Okay, so at Thanksgiving dinner table tonight :rolleyes:, a family member said that a closed session of the Supreme Court will review this matter on December 5. I found this article. Why, after rejection at the state level, and by one SC justice, has Clarence Thomas put this forward for review?
The OP has some flawed assumptions, and while I suspect the introduction of facts may not have any bearing on the discussion, I want to point out a couple of things.
You seriously waited two years and all you’ve got is a Jerome Corsi article on World Net Daily? Which doesn’t even address your claim that the Senate asked for any documentation in 2000. The claim that he produced his long-form birth certificate for a Senate committee in 2008 does appear, but isn’t sourced (it isn’t mentioned in the linked Washington Post article). I’ve seen some weak-ass cites before, but this has to be pretty close to the bottom of the barrel. You’d have been better off letting this thread remain forgotten.

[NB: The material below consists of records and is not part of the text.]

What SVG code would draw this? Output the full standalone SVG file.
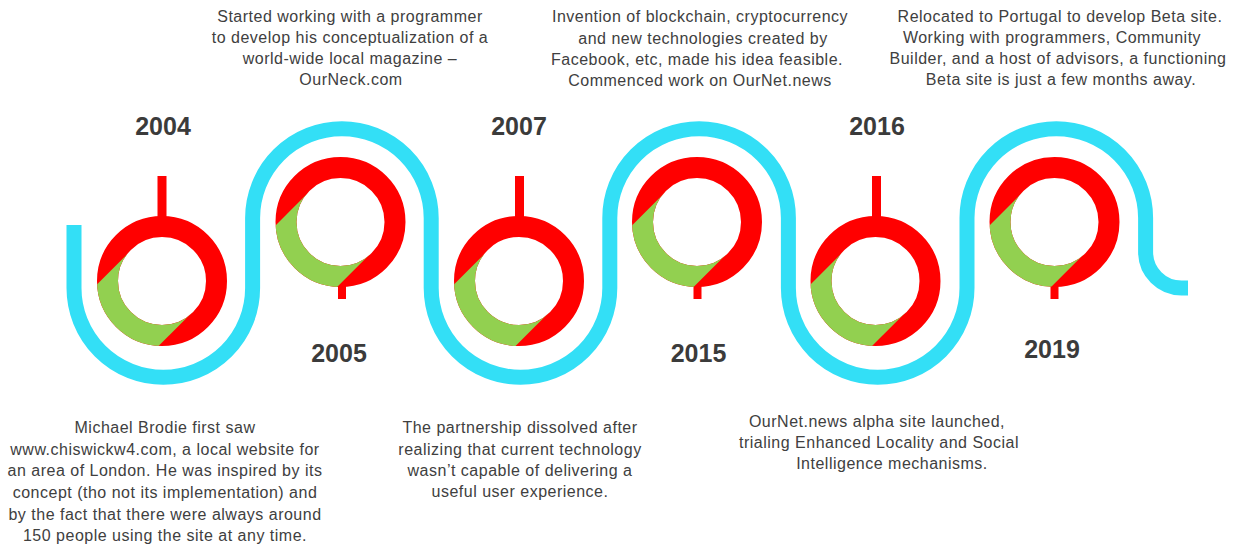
<svg xmlns="http://www.w3.org/2000/svg" width="1237" height="546" viewBox="0 0 1237 546">
<style>
.wave{fill:none;stroke:#33DFF6;stroke-width:15}
.yr{font-family:"Liberation Sans",Arial,sans-serif;font-weight:bold;font-size:25px;fill:#3B3B3B;text-anchor:middle}
.desc{font-family:"Liberation Sans",Arial,sans-serif;font-size:16px;letter-spacing:0.5px;fill:#404040;text-anchor:middle}
.stem{fill:#FF0000}
</style>
<defs>
<clipPath id="gclip" clipPathUnits="userSpaceOnUse"><polygon points="-30.8,-30.8 30.8,30.8 -40,101.5 -101.5,40"/></clipPath>
<g id="ring">
<circle r="54.5" fill="none" stroke="#FF0000" stroke-width="21"/>
<circle r="54.5" fill="none" stroke="#92D050" stroke-width="21" clip-path="url(#gclip)"/>
</g>
</defs>
<rect width="1237" height="546" fill="#FFFFFF"/>
<g id="connectors">
<path class="wave" d="M74,225 V288 A89.3,89.3 0 0 0 252.6,288 V218 A89.3,89.3 0 0 1 431.2,218 V288 A89.3,89.3 0 0 0 609.8,288 V218 A89.3,89.3 0 0 1 788.4,218 V288 A89.3,89.3 0 0 0 967,288 V218 A89.3,89.3 0 0 1 1145.6,218 V252 A36,36 0 0 0 1181.6,288 H1188"/>
</g>
<g id="m2004">
<rect class="stem" x="157.5" y="176" width="9" height="44"/>
<use href="#ring" transform="translate(162,281)"/>
<text class="yr" x="163" y="135">2004</text>
<text class="desc"><tspan x="165" y="433">Michael Brodie first saw</tspan><tspan x="165" y="455">www.chiswickw4.com, a local website for</tspan><tspan x="165" y="476">an area of London. He was inspired by its</tspan><tspan x="165" y="498">concept (tho not its implementation) and</tspan><tspan x="165" y="520">by the fact that there were always around</tspan><tspan x="165" y="541">150 people using the site at any time.</tspan></text>
</g>
<g id="m2005">
<rect class="stem" x="338" y="283" width="8" height="16"/>
<use href="#ring" transform="translate(340.5,222)"/>
<text class="yr" x="339" y="362">2005</text>
<text class="desc"><tspan x="350" y="22">Started working with a programmer</tspan><tspan x="350" y="43">to develop his conceptualization of a</tspan><tspan x="350" y="64">world-wide local magazine –</tspan><tspan x="351" y="85">OurNeck.com</tspan></text>
</g>
<g id="m2007">
<rect class="stem" x="515" y="176" width="9" height="44"/>
<use href="#ring" transform="translate(519,281)"/>
<text class="yr" x="519" y="135">2007</text>
<text class="desc"><tspan x="520" y="433">The partnership dissolved after</tspan><tspan x="520" y="455">realizing that current technology</tspan><tspan x="520" y="476">wasn’t capable of delivering a</tspan><tspan x="520" y="497">useful user experience.</tspan></text>
</g>
<g id="m2015">
<rect class="stem" x="693.5" y="283" width="8" height="16"/>
<use href="#ring" transform="translate(697,222)"/>
<text class="yr" x="698.5" y="362">2015</text>
<text class="desc"><tspan x="700" y="22">Invention of blockchain, cryptocurrency</tspan><tspan x="703" y="44">and new technologies created by</tspan><tspan x="697" y="65">Facebook, etc, made his idea feasible.</tspan><tspan x="700" y="86">Commenced work on OurNet.news</tspan></text>
</g>
<g id="m2016">
<rect class="stem" x="872" y="176" width="9" height="44"/>
<use href="#ring" transform="translate(875.5,281)"/>
<text class="yr" x="877" y="135">2016</text>
<text class="desc"><tspan x="877" y="427">OurNet.news alpha site launched,</tspan><tspan x="879" y="448">trialing Enhanced Locality and Social</tspan><tspan x="892" y="469">Intelligence mechanisms.</tspan></text>
</g>
<g id="m2019">
<rect class="stem" x="1050.5" y="283" width="8" height="16"/>
<use href="#ring" transform="translate(1054.5,222)"/>
<text class="yr" x="1052" y="358">2019</text>
<text class="desc"><tspan x="1060" y="22">Relocated to Portugal to develop Beta site.</tspan><tspan x="1052" y="43">Working with programmers, Community</tspan><tspan x="1058" y="64">Builder, and a host of advisors, a functioning</tspan><tspan x="1061" y="85">Beta site is just a few months away.</tspan></text>
</g>
</svg>
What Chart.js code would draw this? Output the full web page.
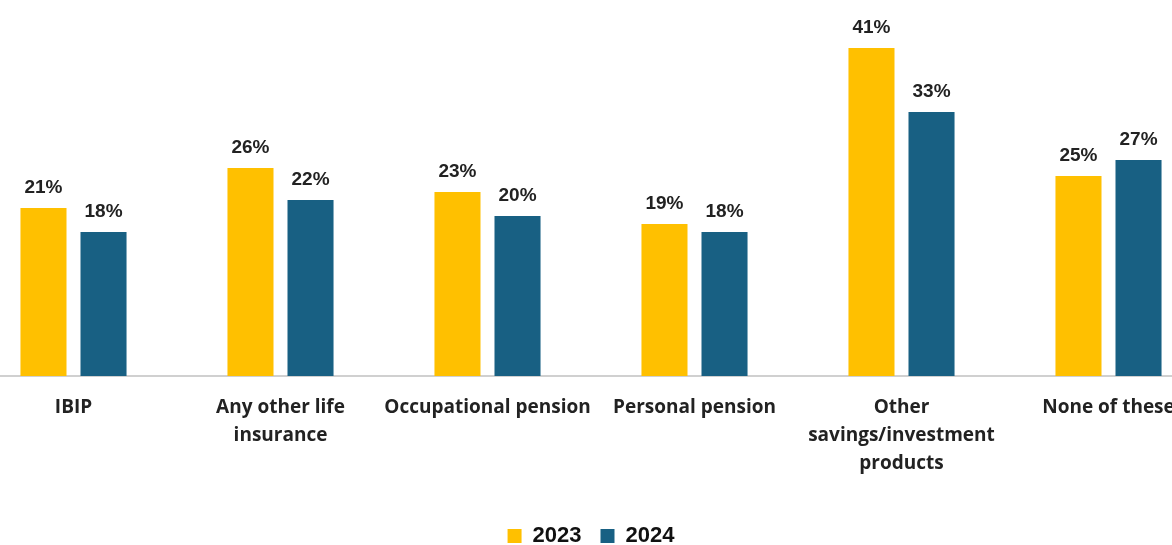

To answer this one, two years later, Justice Thomas was doing precisely what SCOTUS rules of procedure call for. If a “nuisance” litigant makes a petition to one justice, who rejects it, then similarly petitions another justice in a way that suggests he’s “justice shopping,” the second justice brings it to the Conference, which then presumably collectively puts an end to such petitions (except in the unlikely event that at least four justices consider the petitions to have merit). He didn’t do it out of some idea the petition had merit – it’s more like getting consensus to order the annoyance stopped, which no one justice can order individually but they sure can as a Conference.